**Exercise brief**
Provide an exact copy of the data, excluding the images.

**Given records**
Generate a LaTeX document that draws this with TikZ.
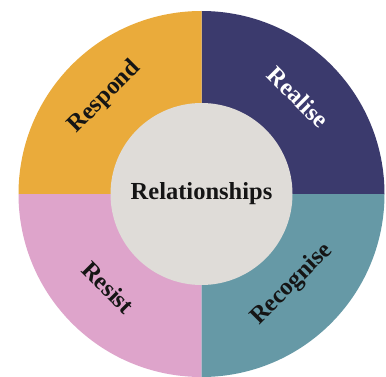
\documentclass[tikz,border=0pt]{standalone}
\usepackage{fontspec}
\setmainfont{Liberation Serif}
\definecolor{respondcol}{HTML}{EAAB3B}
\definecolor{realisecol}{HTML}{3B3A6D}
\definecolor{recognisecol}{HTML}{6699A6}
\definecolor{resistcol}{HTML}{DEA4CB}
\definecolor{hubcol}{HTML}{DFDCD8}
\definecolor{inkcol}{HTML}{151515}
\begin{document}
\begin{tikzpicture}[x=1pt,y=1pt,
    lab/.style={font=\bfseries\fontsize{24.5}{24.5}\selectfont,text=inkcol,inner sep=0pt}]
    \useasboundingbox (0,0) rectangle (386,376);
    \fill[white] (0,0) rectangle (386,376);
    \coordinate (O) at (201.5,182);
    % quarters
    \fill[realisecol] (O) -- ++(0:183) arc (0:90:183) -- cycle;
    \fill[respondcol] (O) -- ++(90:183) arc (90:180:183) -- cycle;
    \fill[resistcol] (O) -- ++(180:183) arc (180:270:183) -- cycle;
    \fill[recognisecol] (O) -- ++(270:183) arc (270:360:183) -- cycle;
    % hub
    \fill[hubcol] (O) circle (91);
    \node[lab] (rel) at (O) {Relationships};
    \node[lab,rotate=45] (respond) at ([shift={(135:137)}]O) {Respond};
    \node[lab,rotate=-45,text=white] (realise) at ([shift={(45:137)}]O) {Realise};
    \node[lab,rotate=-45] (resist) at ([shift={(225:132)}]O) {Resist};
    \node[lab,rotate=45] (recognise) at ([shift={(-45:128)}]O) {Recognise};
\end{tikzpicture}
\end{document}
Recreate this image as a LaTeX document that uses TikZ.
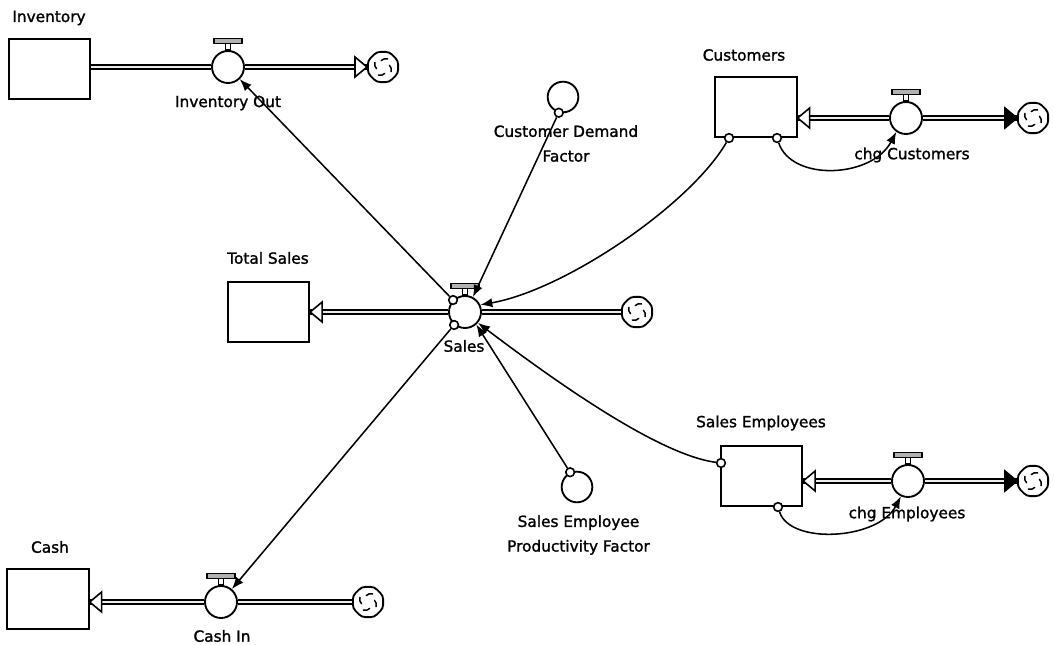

**Worked solution**
Generate a LaTeX document that draws this with TikZ.
\documentclass[tikz,border=0pt]{standalone}
\usepackage{fontspec}
\setmainfont{Liberation Serif}
\definecolor{respondcol}{HTML}{EAAB3B}
\definecolor{realisecol}{HTML}{3B3A6D}
\definecolor{recognisecol}{HTML}{6699A6}
\definecolor{resistcol}{HTML}{DEA4CB}
\definecolor{hubcol}{HTML}{DFDCD8}
\definecolor{inkcol}{HTML}{151515}
\begin{document}
\begin{tikzpicture}[x=1pt,y=1pt,
    lab/.style={font=\bfseries\fontsize{24.5}{24.5}\selectfont,text=inkcol,inner sep=0pt}]
    \useasboundingbox (0,0) rectangle (386,376);
    \fill[white] (0,0) rectangle (386,376);
    \coordinate (O) at (201.5,182);
    % quarters
    \fill[realisecol] (O) -- ++(0:183) arc (0:90:183) -- cycle;
    \fill[respondcol] (O) -- ++(90:183) arc (90:180:183) -- cycle;
    \fill[resistcol] (O) -- ++(180:183) arc (180:270:183) -- cycle;
    \fill[recognisecol] (O) -- ++(270:183) arc (270:360:183) -- cycle;
    % hub
    \fill[hubcol] (O) circle (91);
    \node[lab] (rel) at (O) {Relationships};
    \node[lab,rotate=45] (respond) at ([shift={(135:137)}]O) {Respond};
    \node[lab,rotate=-45,text=white] (realise) at ([shift={(45:137)}]O) {Realise};
    \node[lab,rotate=-45] (resist) at ([shift={(225:132)}]O) {Resist};
    \node[lab,rotate=45] (recognise) at ([shift={(-45:128)}]O) {Recognise};
\end{tikzpicture}
\end{document}
Recreate this image as a LaTeX document that uses TikZ.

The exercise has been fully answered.